Comment by dahart

Comment by dahart 2 days ago

6 replies

My former boss (Steve Parker, RIP) shared a story of Turner Whitted making predictions about how much compute would be needed to achieve real-time ray tracing, some time around when his seminal paper was published (~1980). As the story goes, Turner went through some calculations and came to the conclusion that it’d take 1 Cray per pixel. Because of the space each Cray takes, they’d be too far apart and he thought they wouldn’t be able to link it to a monitor and get the results in real time, so instead you’d probably have to put the array of Crays in the desert, each one attached to an RGB light, and fly over it in an airplane to see the image.

Another comparison that is equally astonishing to the RPi is that modern GPUs have exceeded Whitted’s prediction. Turner’s paper used 640x480 images. At that resolution, extrapolating the 160 Mflops number, 1 Cray per pixel would be 49 Tera flops. A 4080 GPU has just shy of 50 Tflops peak performance, so it has surpassed what Turner thought we’d need.

Think about that - not just faster than a Cray for a lot less money, but one cheap consumer device is faster than 300,000 Crays.(!) Faster than a whole Cray per pixel. We really have come a long, long way.

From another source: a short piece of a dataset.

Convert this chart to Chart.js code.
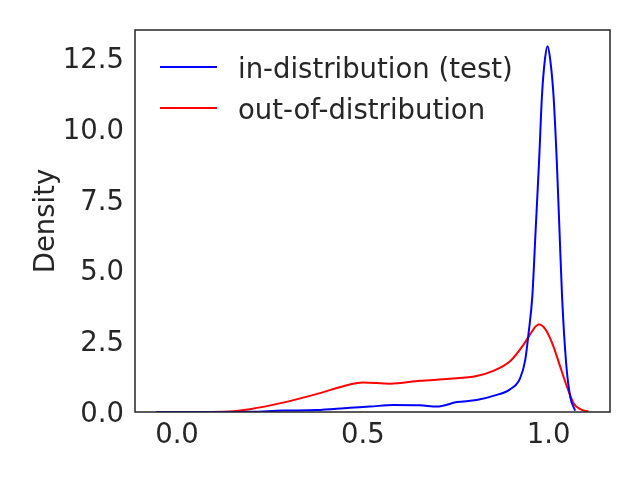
<!DOCTYPE html>
<html>
<head>
<meta charset="utf-8">
<script src="https://cdn.jsdelivr.net/npm/chart.js@4/dist/chart.umd.min.js"></script>
<style>
  html, body { margin: 0; padding: 0; background: #fff; }
  #wrap { width: 640px; height: 480px; }
</style>
</head>
<body>
<div id="wrap"><canvas id="kde" width="640" height="480"></canvas></div>
<script>
// density curves
var xTest = [-0.056, 0.10, 0.20, 0.285, 0.375, 0.465, 0.519, 0.582, 0.654, 0.699, 0.753, 0.806, 0.851, 0.896, 0.923, 0.937, 0.946, 0.956, 0.965, 0.974, 0.982, 0.990, 0.997, 1.004, 1.013, 1.022, 1.029, 1.036, 1.047, 1.058, 1.071]
var yTest = [0, 0.0, 0.01, 0.05, 0.07, 0.15, 0.19, 0.25, 0.24, 0.19, 0.35, 0.42, 0.57, 0.80, 1.19, 1.84, 2.79, 4.08, 6.44, 8.80, 11.17, 12.45, 12.91, 12.45, 11.17, 8.80, 6.44, 4.08, 1.72, 0.54, 0.05]

var xOod = [-0.056, 0.05, 0.14, 0.196, 0.285, 0.375, 0.465, 0.50, 0.573, 0.654, 0.734, 0.806, 0.851, 0.896, 0.932, 0.955, 0.965, 0.974, 0.985, 0.995, 1.013, 1.031, 1.049, 1.067, 1.085, 1.107]
var yOod = [0, 0.003, 0.02, 0.10, 0.33, 0.63, 0.97, 1.04, 1.00, 1.10, 1.17, 1.27, 1.45, 1.79, 2.37, 2.84, 3.02, 3.10, 3.02, 2.84, 2.31, 1.60, 0.90, 0.31, 0.10, 0.02]

var xTicks = [0.0, 0.5, 1.0]
var yTicks = [0.0, 2.5, 5.0, 7.5, 10.0, 12.5]

var textColor = '#262626'
var fontFam = '"DejaVu Sans", sans-serif'

function pts(xs, ys) {
    return xs.map(function (x, i) { return { x: x, y: ys[i] } })
}

// matplotlib style: full box around the axes
var frame = {
    id: 'frame',
    afterDraw: function (chart) {
        var a = chart.chartArea, ctx = chart.ctx
        ctx.save()
        ctx.strokeStyle = textColor
        ctx.lineWidth = 1.5
        ctx.strokeRect(a.left, a.top, a.right - a.left, a.bottom - a.top)
        ctx.restore()
    }
}

// legend sits inside the axes, top left, no box
var innerLegend = {
    id: 'innerLegend',
    afterDraw: function (chart) {
        var a = chart.chartArea, ctx = chart.ctx
        ctx.save()
        ctx.font = '27.5px ' + fontFam
        ctx.textBaseline = 'middle'
        chart.data.datasets.forEach(function (ds, i) {
            var y = a.top + 37 + i * 41
            ctx.strokeStyle = ds.borderColor
            ctx.lineWidth = 2
            ctx.beginPath()
            ctx.moveTo(a.left + 25, y)
            ctx.lineTo(a.left + 82, y)
            ctx.stroke()
            ctx.fillStyle = textColor
            ctx.fillText(ds.label, a.left + 103, y + 4)
        })
        ctx.restore()
    }
}

var ctx = document.getElementById('kde')
var chartData = {
    type: 'scatter',
    data: {
        datasets: [{
            label: 'in-distribution (test)',
            data: pts(xTest, yTest),
            borderColor: '#0000ff',
            backgroundColor: '#0000ff',
            borderWidth: 2,
            pointRadius: 0,
            showLine: true,
            fill: false,
            cubicInterpolationMode: 'monotone'
        },
        {
            label: 'out-of-distribution',
            data: pts(xOod, yOod),
            borderColor: '#ff0000',
            backgroundColor: '#ff0000',
            borderWidth: 2,
            pointRadius: 0,
            showLine: true,
            fill: false,
            cubicInterpolationMode: 'monotone'
        }]
    },
    options: {
        responsive: false,
        animation: false,
        layout: { padding: { top: 30, right: 30, left: 0, bottom: 0 } },
        plugins: {
            legend: { display: false },
            tooltip: { enabled: false }
        },
        scales: {
            x: {
                type: 'linear',
                min: -0.113,
                max: 1.165,
                grid: { display: false, drawTicks: false },
                border: { display: false },
                afterBuildTicks: function (s) { s.ticks = xTicks.map(function (v) { return { value: v } }) },
                afterFit: function (s) { s.height = 68 },
                ticks: {
                    padding: 7,
                    color: textColor,
                    font: { family: fontFam, size: 27.5 },
                    maxRotation: 0,
                    callback: function (v) { return v.toFixed(1) }
                }
            },
            y: {
                min: 0,
                max: 13.48,
                grid: { display: false, drawTicks: false },
                border: { display: false },
                afterBuildTicks: function (s) { s.ticks = yTicks.map(function (v) { return { value: v } }) },
                afterFit: function (s) { s.width = 135 },
                ticks: {
                    padding: 11,
                    labelOffset: 3,
                    color: textColor,
                    font: { family: fontFam, size: 27.5 },
                    callback: function (v) { return v.toFixed(1) }
                },
                title: {
                    display: true,
                    text: 'Density',
                    color: textColor,
                    font: { family: fontFam, size: 27.5 },
                    padding: { top: 30, bottom: 0 }
                }
            }
        }
    },
    plugins: [frame, innerLegend]
}
var myChart = new Chart(ctx, chartData)
</script>
</body>
</html>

The 5090 has over 300 Tflops of ray tracing perf, and the Tensor cores are now in the Petaflops range (with lower precision math), so we’re now exceeding the compute needed for 1 Cray per pixel at 1080p. 1 GPU faster than 2M Crays. Mind blowing.

phendrenad2 18 hours ago

Whitted mentioned! Cofounder of the first 3d game engine company.

magicalhippo 2 days ago

> 1 Cray per pixel would be 49 Tera flops. A 4080 GPU has just shy of 50 Tflops peak performance

Interesting, wonder how it compares in terms of transistors. How many transistors combined did one Cray have in compute and cache chips?

  • dahart 2 days ago

    The Wikipedia article says the Cray-1 has 200k gates. I assume that would mean something slightly north of 2x the number of transistors? https://en.wikipedia.org/wiki/Cray-1#Description

    200k * 300k Cray-1s would be 60B gates, whereas the 4080 actually has 46B transistors. Seems like we’re totally in the right ballpark.

nottorp a day ago

But the Cray had a general purpose CPU while the GPUs have specialized hardware. Not exactly apples to apples.

  • monocasa a day ago

    The main part of the Cray was a compute offload engine that asynchronously executed job lists submitted by front end general purpose computers that ran OSes like Unix.

    It was actually pretty close to the model of a GPU.